::: Supplied information

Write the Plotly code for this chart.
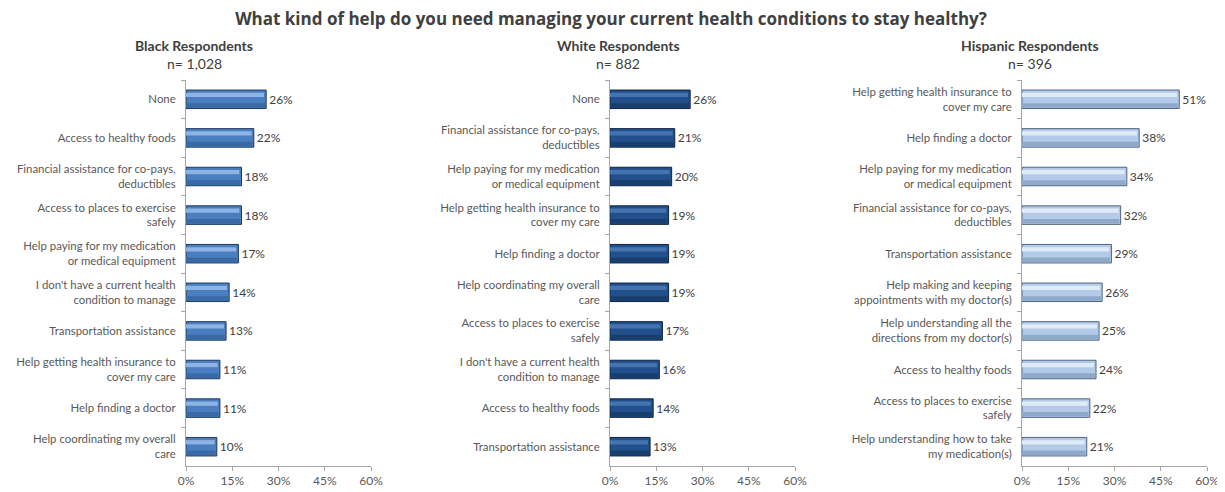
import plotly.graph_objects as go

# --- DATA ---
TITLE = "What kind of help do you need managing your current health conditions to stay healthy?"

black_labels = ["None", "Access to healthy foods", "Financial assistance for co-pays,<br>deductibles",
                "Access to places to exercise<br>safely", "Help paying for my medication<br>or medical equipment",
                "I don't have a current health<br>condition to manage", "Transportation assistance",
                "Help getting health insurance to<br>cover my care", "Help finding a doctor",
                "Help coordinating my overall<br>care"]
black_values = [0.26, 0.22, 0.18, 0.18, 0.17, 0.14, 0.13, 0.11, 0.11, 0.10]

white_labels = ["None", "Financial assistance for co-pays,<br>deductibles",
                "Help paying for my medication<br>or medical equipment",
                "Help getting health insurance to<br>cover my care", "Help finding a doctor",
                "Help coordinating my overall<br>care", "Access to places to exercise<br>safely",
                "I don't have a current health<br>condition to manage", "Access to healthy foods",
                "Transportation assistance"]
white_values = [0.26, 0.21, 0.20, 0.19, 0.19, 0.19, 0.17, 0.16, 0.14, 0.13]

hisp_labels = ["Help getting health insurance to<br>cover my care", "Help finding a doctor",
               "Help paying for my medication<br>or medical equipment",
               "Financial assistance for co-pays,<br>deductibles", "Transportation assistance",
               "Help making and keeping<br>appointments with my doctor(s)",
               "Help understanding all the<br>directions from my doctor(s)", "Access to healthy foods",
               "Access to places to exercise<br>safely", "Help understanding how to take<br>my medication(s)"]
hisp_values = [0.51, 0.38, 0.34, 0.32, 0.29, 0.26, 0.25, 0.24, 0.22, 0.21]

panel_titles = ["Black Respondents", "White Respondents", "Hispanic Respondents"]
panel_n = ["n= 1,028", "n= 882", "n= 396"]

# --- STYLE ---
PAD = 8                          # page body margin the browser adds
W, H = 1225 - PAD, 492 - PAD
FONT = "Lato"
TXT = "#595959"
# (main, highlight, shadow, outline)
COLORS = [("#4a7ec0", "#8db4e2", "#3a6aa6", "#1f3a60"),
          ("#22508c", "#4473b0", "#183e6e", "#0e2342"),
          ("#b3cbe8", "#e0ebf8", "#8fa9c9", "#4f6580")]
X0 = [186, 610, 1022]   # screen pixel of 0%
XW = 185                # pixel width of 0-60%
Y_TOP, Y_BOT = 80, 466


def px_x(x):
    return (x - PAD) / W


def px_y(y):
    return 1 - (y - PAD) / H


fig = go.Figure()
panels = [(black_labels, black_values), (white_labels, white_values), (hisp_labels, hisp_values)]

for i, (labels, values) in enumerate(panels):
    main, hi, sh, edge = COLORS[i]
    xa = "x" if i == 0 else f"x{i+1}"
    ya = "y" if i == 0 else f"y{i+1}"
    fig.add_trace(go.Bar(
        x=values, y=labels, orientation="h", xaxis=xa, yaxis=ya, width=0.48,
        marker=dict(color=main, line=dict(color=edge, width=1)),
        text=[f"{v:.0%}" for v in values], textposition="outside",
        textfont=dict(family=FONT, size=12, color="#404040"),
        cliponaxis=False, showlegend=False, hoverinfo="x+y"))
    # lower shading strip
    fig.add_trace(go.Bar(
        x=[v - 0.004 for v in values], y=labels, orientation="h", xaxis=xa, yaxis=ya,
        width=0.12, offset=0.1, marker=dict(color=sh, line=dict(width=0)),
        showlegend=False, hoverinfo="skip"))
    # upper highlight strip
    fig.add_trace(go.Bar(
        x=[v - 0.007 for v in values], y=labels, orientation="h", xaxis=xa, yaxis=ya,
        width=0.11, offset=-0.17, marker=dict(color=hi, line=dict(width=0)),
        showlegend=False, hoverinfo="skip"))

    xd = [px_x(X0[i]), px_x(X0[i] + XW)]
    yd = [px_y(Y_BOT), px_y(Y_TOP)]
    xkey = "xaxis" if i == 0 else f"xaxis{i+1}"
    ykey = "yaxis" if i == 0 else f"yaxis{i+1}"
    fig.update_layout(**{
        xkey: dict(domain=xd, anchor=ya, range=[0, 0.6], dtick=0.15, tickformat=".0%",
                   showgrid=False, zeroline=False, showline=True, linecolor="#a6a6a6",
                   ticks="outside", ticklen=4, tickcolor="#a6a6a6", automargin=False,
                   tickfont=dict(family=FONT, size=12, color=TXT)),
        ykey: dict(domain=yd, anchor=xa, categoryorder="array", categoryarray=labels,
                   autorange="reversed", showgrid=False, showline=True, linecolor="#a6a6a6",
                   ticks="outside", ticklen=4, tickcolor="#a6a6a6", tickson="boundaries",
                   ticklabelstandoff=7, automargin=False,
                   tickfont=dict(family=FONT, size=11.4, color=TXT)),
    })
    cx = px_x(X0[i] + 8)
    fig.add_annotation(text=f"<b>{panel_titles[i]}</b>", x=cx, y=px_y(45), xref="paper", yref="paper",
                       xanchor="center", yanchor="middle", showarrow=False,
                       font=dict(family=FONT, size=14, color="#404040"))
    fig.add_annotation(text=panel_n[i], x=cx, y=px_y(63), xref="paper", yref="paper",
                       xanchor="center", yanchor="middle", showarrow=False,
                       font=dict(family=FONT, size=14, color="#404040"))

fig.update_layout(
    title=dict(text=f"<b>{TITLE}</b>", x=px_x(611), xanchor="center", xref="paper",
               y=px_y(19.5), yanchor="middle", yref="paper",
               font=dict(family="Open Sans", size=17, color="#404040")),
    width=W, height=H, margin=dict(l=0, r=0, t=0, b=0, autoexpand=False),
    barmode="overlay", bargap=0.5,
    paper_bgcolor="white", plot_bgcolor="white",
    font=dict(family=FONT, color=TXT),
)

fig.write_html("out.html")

::::::

What to produce ::
Begin at the first line of the data above and repeat each line exactly, stopping after the line containing "0.11, 0.11, 0.10]". Omit the pictures.

Expected output ::
Write the Plotly code for this chart.
import plotly.graph_objects as go

# --- DATA ---
TITLE = "What kind of help do you need managing your current health conditions to stay healthy?"

black_labels = ["None", "Access to healthy foods", "Financial assistance for co-pays,<br>deductibles",
                "Access to places to exercise<br>safely", "Help paying for my medication<br>or medical equipment",
                "I don't have a current health<br>condition to manage", "Transportation assistance",
                "Help getting health insurance to<br>cover my care", "Help finding a doctor",
                "Help coordinating my overall<br>care"]
black_values = [0.26, 0.22, 0.18, 0.18, 0.17, 0.14, 0.13, 0.11, 0.11, 0.10]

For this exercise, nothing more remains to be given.